Exciting wins against VA pipelines December 18, 2018
Valiant activists, including some with whom PSR has collaborated for years, are celebrating two important wins against pipelines in Virginia.
Virginia’s State Water Control Board voted recently to reconsider its earlier decision to grant a water quality certification to the Mountain Valley pipeline. That’s due in part to the tireless work of Tina Smusz, MD, who for years has been educating that board and others about pipeline damage to water quality.
The decision, although possibly not permanent, provides a welcome respite for activists and vindication of their public testimony, comments, educational forums and letters to the editor about health risks and impacts of pipelines.
We also salute the work of the Sierra Club and other environmental groups, whose fight against the proposed Mountain Valley pipeline took the form of a lawsuit against the Army Corps of Engineers. The lawsuit successfully challenged the Corps’ approach to permitting pipeline stream crossings.
Based on the decision in that case, pipeline opponents say that the builders of the Mountain Valley pipeline must now seek individual permits from the Corps for each of nearly 1,000 water body crossings—“a much more rigorous and time-consuming review for a project that is already running over budget and behind schedule,” according to a recent article in the Roanoke Times.
There’s also good news in regard to the Atlantic Coast pipeline. The fourth circuit U.S. Court of Appeals recently announced a decision to block the Atlantic Coast pipeline based on inadequate protection of national forests. The court, in rejecting permits for that pipeline to cross two national forests and the Appalachian Trail, found that the U.S. Forest Service had “abdicated its responsibility” and given in to the interests of private industry in approving the pipeline, according to the Washington Post.
The lawsuit was brought by the Southern Environmental Law Center. It was not a direct outcome of the work of the community activists in Friends of Buckingham and in Yogaville, who for years have been fighting the proposed compressor station that would pressurize and move the gas through the Atlantic Coast pipeline.
However, the community activists’ work was essential in two respects. First, they delayed the pipeline by holding up a critical piece of infrastructure.

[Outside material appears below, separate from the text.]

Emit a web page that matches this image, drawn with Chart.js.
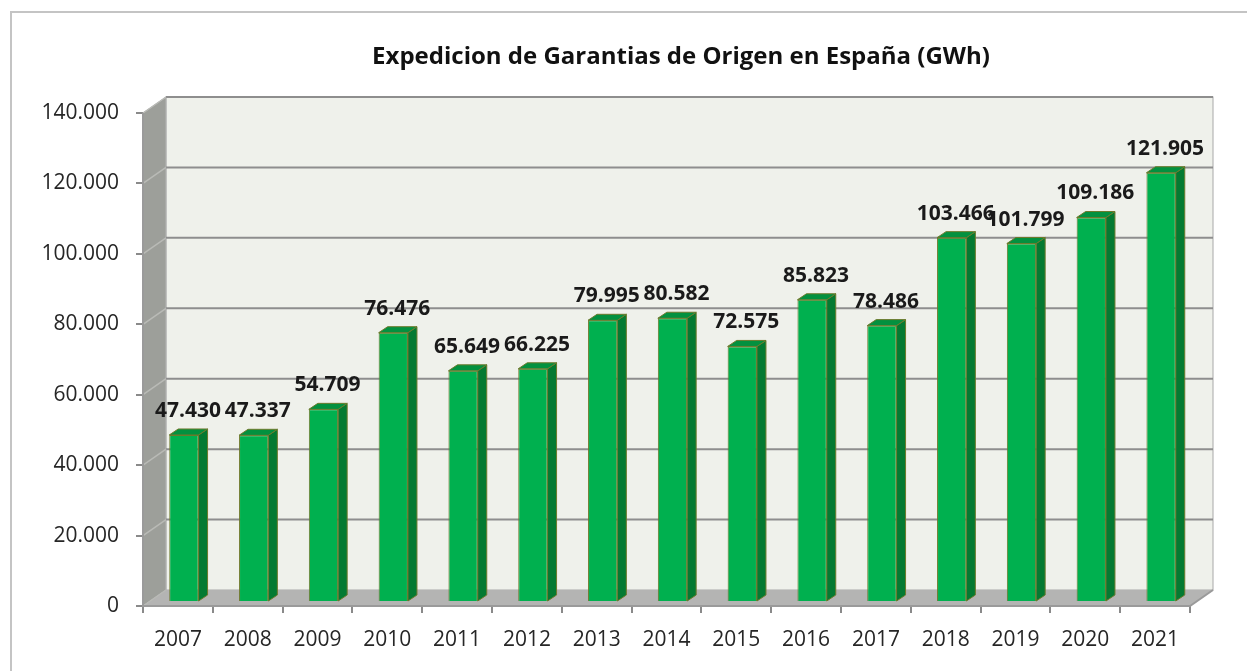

Second, they brought nationwide attention to the compressor station, especially the environmental injustice of proposing to locate it in a predominantly minority community. That community, Union Hill, is made up in part of descendants of once-enslaved people.
PSR salutes these and the many activists who secured these important wins. We are proud to have helped even in a small way by providing testimony, signing on to letters, and connecting these great activists with others in the state. On to further victories!